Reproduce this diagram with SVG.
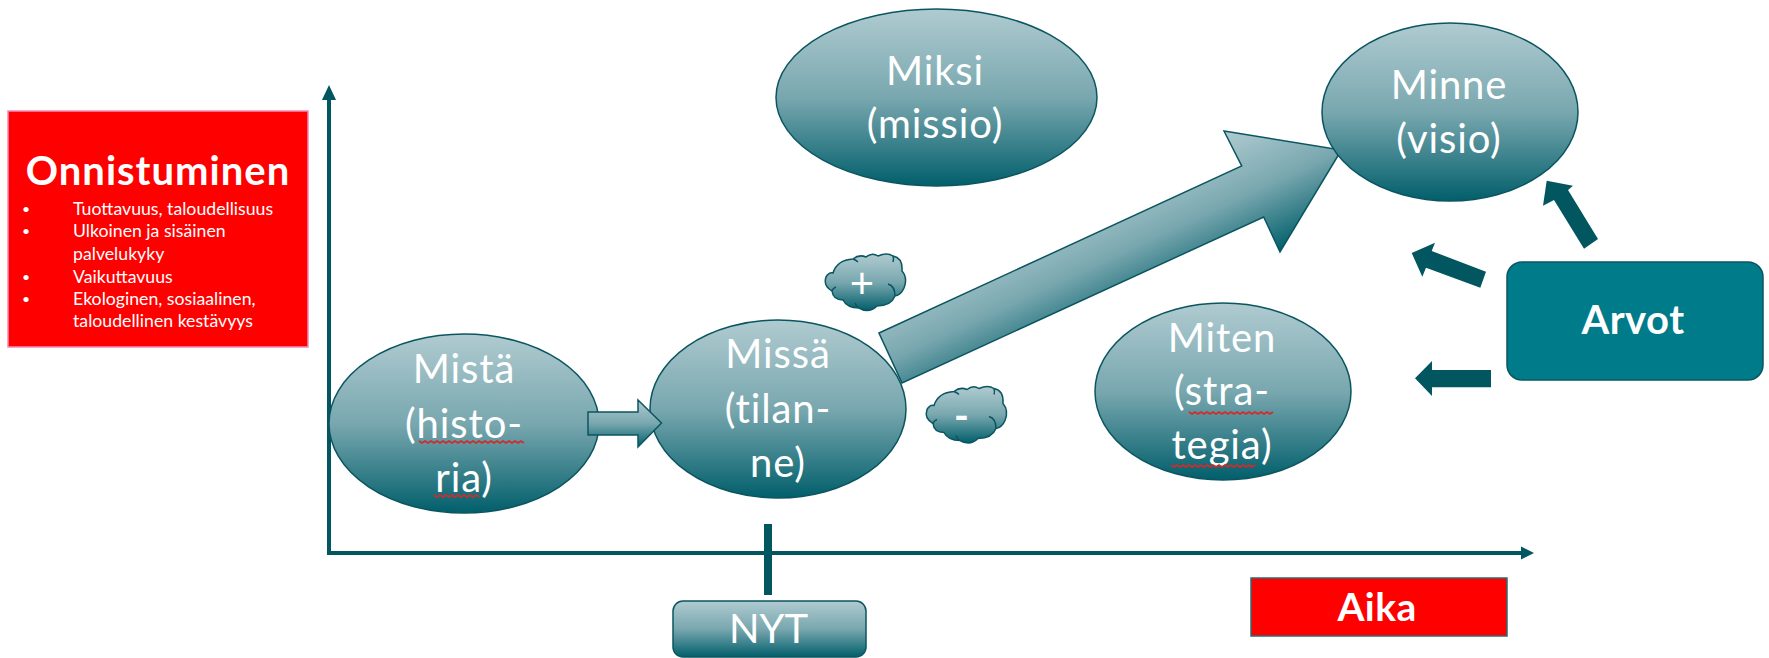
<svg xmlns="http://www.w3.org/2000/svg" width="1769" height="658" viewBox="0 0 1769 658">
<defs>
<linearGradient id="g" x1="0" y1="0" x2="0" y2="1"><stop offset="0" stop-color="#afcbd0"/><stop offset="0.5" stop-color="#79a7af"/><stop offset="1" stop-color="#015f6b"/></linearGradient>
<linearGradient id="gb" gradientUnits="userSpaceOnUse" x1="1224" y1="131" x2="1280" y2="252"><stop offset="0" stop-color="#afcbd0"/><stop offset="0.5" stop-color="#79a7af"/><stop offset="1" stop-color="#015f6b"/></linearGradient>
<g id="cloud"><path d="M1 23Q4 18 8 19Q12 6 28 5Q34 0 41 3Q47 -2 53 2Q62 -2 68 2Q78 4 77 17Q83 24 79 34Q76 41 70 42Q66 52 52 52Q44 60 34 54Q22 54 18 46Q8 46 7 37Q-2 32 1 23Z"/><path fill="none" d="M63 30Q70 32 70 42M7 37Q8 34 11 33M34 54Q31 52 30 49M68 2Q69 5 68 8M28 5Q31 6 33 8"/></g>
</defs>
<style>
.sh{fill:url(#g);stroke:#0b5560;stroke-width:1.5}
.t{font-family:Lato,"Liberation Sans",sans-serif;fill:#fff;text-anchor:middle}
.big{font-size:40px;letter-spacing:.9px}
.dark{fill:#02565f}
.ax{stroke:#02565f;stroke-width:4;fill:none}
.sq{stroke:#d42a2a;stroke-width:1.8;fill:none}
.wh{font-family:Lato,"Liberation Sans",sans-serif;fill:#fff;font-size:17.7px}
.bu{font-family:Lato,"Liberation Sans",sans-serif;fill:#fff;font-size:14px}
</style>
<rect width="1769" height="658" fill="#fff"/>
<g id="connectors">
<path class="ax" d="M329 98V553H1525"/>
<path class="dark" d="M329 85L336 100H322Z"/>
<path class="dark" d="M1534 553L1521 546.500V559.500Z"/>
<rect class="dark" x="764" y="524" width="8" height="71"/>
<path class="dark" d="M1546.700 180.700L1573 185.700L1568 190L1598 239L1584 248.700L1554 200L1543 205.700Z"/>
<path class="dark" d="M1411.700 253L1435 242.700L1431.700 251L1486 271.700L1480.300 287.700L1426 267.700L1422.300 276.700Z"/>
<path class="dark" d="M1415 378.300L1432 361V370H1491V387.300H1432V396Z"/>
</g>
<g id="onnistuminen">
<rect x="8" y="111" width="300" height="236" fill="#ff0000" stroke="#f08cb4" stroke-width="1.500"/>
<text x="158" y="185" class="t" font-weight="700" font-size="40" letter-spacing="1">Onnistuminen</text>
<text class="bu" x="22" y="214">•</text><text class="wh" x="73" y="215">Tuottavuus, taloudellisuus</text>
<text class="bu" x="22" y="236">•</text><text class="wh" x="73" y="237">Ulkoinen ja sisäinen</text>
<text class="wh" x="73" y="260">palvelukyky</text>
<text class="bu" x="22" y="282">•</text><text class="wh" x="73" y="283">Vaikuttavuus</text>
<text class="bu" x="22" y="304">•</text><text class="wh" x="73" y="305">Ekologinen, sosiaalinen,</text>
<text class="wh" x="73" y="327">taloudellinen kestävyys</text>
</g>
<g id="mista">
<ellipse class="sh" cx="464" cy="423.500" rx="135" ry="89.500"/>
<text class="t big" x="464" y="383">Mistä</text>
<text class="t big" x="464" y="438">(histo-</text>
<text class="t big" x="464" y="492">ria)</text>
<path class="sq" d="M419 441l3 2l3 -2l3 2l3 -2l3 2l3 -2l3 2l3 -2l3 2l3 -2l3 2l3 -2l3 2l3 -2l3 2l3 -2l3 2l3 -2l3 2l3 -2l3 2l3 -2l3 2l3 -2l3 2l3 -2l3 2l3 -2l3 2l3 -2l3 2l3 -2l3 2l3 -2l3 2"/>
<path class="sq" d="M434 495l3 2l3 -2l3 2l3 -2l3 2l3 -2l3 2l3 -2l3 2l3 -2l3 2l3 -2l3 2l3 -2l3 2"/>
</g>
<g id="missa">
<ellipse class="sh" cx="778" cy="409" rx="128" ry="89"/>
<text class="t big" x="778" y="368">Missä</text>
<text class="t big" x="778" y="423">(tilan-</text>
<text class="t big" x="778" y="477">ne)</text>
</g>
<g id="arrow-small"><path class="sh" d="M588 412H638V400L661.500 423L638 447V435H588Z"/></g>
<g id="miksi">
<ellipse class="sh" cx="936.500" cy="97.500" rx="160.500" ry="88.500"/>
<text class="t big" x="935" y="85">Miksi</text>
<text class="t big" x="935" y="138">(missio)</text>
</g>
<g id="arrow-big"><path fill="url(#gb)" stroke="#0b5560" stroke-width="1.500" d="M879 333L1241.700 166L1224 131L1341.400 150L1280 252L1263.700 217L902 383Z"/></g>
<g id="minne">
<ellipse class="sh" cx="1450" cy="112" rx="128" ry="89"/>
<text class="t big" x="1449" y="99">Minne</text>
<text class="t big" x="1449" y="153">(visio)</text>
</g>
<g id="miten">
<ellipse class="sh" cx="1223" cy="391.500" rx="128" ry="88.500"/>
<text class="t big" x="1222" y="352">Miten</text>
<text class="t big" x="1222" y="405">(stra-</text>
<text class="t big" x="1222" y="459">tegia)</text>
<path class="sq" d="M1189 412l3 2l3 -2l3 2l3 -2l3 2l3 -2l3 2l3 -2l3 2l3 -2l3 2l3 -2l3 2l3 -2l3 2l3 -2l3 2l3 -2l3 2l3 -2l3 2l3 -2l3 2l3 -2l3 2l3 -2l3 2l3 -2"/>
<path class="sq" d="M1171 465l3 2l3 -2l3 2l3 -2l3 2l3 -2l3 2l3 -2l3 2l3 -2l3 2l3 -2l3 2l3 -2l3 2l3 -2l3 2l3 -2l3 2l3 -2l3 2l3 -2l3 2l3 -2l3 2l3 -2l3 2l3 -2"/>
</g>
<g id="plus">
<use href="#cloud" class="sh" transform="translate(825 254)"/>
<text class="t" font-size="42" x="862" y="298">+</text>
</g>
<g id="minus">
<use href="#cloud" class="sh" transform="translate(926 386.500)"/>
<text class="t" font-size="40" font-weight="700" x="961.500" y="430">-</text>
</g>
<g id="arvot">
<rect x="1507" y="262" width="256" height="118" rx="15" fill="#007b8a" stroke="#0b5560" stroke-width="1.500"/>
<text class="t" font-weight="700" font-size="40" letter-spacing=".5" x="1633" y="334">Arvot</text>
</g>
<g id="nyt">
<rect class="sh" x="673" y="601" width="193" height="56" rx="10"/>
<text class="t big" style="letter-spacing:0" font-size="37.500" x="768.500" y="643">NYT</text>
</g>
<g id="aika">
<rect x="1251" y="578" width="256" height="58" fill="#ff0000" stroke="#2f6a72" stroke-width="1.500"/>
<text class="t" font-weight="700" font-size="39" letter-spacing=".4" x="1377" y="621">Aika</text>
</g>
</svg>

════════════════════

* [Written task] Pictures are excluded; copy all other data exactly as shown.

* [Solved exercise]
Reproduce this diagram with SVG.
<svg xmlns="http://www.w3.org/2000/svg" width="1769" height="658" viewBox="0 0 1769 658">
<defs>
<linearGradient id="g" x1="0" y1="0" x2="0" y2="1"><stop offset="0" stop-color="#afcbd0"/><stop offset="0.5" stop-color="#79a7af"/><stop offset="1" stop-color="#015f6b"/></linearGradient>
<linearGradient id="gb" gradientUnits="userSpaceOnUse" x1="1224" y1="131" x2="1280" y2="252"><stop offset="0" stop-color="#afcbd0"/><stop offset="0.5" stop-color="#79a7af"/><stop offset="1" stop-color="#015f6b"/></linearGradient>
<g id="cloud"><path d="M1 23Q4 18 8 19Q12 6 28 5Q34 0 41 3Q47 -2 53 2Q62 -2 68 2Q78 4 77 17Q83 24 79 34Q76 41 70 42Q66 52 52 52Q44 60 34 54Q22 54 18 46Q8 46 7 37Q-2 32 1 23Z"/><path fill="none" d="M63 30Q70 32 70 42M7 37Q8 34 11 33M34 54Q31 52 30 49M68 2Q69 5 68 8M28 5Q31 6 33 8"/></g>
</defs>
<style>
.sh{fill:url(#g);stroke:#0b5560;stroke-width:1.5}
.t{font-family:Lato,"Liberation Sans",sans-serif;fill:#fff;text-anchor:middle}
.big{font-size:40px;letter-spacing:.9px}
.dark{fill:#02565f}
.ax{stroke:#02565f;stroke-width:4;fill:none}
.sq{stroke:#d42a2a;stroke-width:1.8;fill:none}
.wh{font-family:Lato,"Liberation Sans",sans-serif;fill:#fff;font-size:17.7px}
.bu{font-family:Lato,"Liberation Sans",sans-serif;fill:#fff;font-size:14px}
</style>
<rect width="1769" height="658" fill="#fff"/>
<g id="connectors">
<path class="ax" d="M329 98V553H1525"/>
<path class="dark" d="M329 85L336 100H322Z"/>
<path class="dark" d="M1534 553L1521 546.500V559.500Z"/>
<rect class="dark" x="764" y="524" width="8" height="71"/>
<path class="dark" d="M1546.700 180.700L1573 185.700L1568 190L1598 239L1584 248.700L1554 200L1543 205.700Z"/>
<path class="dark" d="M1411.700 253L1435 242.700L1431.700 251L1486 271.700L1480.300 287.700L1426 267.700L1422.300 276.700Z"/>
<path class="dark" d="M1415 378.300L1432 361V370H1491V387.300H1432V396Z"/>
</g>
<g id="onnistuminen">
<rect x="8" y="111" width="300" height="236" fill="#ff0000" stroke="#f08cb4" stroke-width="1.500"/>
<text x="158" y="185" class="t" font-weight="700" font-size="40" letter-spacing="1">Onnistuminen</text>
<text class="bu" x="22" y="214">•</text><text class="wh" x="73" y="215">Tuottavuus, taloudellisuus</text>
<text class="bu" x="22" y="236">•</text><text class="wh" x="73" y="237">Ulkoinen ja sisäinen</text>
<text class="wh" x="73" y="260">palvelukyky</text>
<text class="bu" x="22" y="282">•</text><text class="wh" x="73" y="283">Vaikuttavuus</text>
<text class="bu" x="22" y="304">•</text><text class="wh" x="73" y="305">Ekologinen, sosiaalinen,</text>
<text class="wh" x="73" y="327">taloudellinen kestävyys</text>
</g>
<g id="mista">
<ellipse class="sh" cx="464" cy="423.500" rx="135" ry="89.500"/>
<text class="t big" x="464" y="383">Mistä</text>
<text class="t big" x="464" y="438">(histo-</text>
<text class="t big" x="464" y="492">ria)</text>
<path class="sq" d="M419 441l3 2l3 -2l3 2l3 -2l3 2l3 -2l3 2l3 -2l3 2l3 -2l3 2l3 -2l3 2l3 -2l3 2l3 -2l3 2l3 -2l3 2l3 -2l3 2l3 -2l3 2l3 -2l3 2l3 -2l3 2l3 -2l3 2l3 -2l3 2l3 -2l3 2l3 -2l3 2"/>
<path class="sq" d="M434 495l3 2l3 -2l3 2l3 -2l3 2l3 -2l3 2l3 -2l3 2l3 -2l3 2l3 -2l3 2l3 -2l3 2"/>
</g>
<g id="missa">
<ellipse class="sh" cx="778" cy="409" rx="128" ry="89"/>
<text class="t big" x="778" y="368">Missä</text>
<text class="t big" x="778" y="423">(tilan-</text>
<text class="t big" x="778" y="477">ne)</text>
</g>
<g id="arrow-small"><path class="sh" d="M588 412H638V400L661.500 423L638 447V435H588Z"/></g>
<g id="miksi">
<ellipse class="sh" cx="936.500" cy="97.500" rx="160.500" ry="88.500"/>
<text class="t big" x="935" y="85">Miksi</text>
<text class="t big" x="935" y="138">(missio)</text>
</g>
<g id="arrow-big"><path fill="url(#gb)" stroke="#0b5560" stroke-width="1.500" d="M879 333L1241.700 166L1224 131L1341.400 150L1280 252L1263.700 217L902 383Z"/></g>
<g id="minne">
<ellipse class="sh" cx="1450" cy="112" rx="128" ry="89"/>
<text class="t big" x="1449" y="99">Minne</text>
<text class="t big" x="1449" y="153">(visio)</text>
</g>
<g id="miten">
<ellipse class="sh" cx="1223" cy="391.500" rx="128" ry="88.500"/>
<text class="t big" x="1222" y="352">Miten</text>
<text class="t big" x="1222" y="405">(stra-</text>
<text class="t big" x="1222" y="459">tegia)</text>
<path class="sq" d="M1189 412l3 2l3 -2l3 2l3 -2l3 2l3 -2l3 2l3 -2l3 2l3 -2l3 2l3 -2l3 2l3 -2l3 2l3 -2l3 2l3 -2l3 2l3 -2l3 2l3 -2l3 2l3 -2l3 2l3 -2l3 2l3 -2"/>
<path class="sq" d="M1171 465l3 2l3 -2l3 2l3 -2l3 2l3 -2l3 2l3 -2l3 2l3 -2l3 2l3 -2l3 2l3 -2l3 2l3 -2l3 2l3 -2l3 2l3 -2l3 2l3 -2l3 2l3 -2l3 2l3 -2l3 2l3 -2"/>
</g>
<g id="plus">
<use href="#cloud" class="sh" transform="translate(825 254)"/>
<text class="t" font-size="42" x="862" y="298">+</text>
</g>
<g id="minus">
<use href="#cloud" class="sh" transform="translate(926 386.500)"/>
<text class="t" font-size="40" font-weight="700" x="961.500" y="430">-</text>
</g>
<g id="arvot">
<rect x="1507" y="262" width="256" height="118" rx="15" fill="#007b8a" stroke="#0b5560" stroke-width="1.500"/>
<text class="t" font-weight="700" font-size="40" letter-spacing=".5" x="1633" y="334">Arvot</text>
</g>
<g id="nyt">
<rect class="sh" x="673" y="601" width="193" height="56" rx="10"/>
<text class="t big" style="letter-spacing:0" font-size="37.500" x="768.500" y="643">NYT</text>
</g>
<g id="aika">
<rect x="1251" y="578" width="256" height="58" fill="#ff0000" stroke="#2f6a72" stroke-width="1.500"/>
<text class="t" font-weight="700" font-size="39" letter-spacing=".4" x="1377" y="621">Aika</text>
</g>
</svg>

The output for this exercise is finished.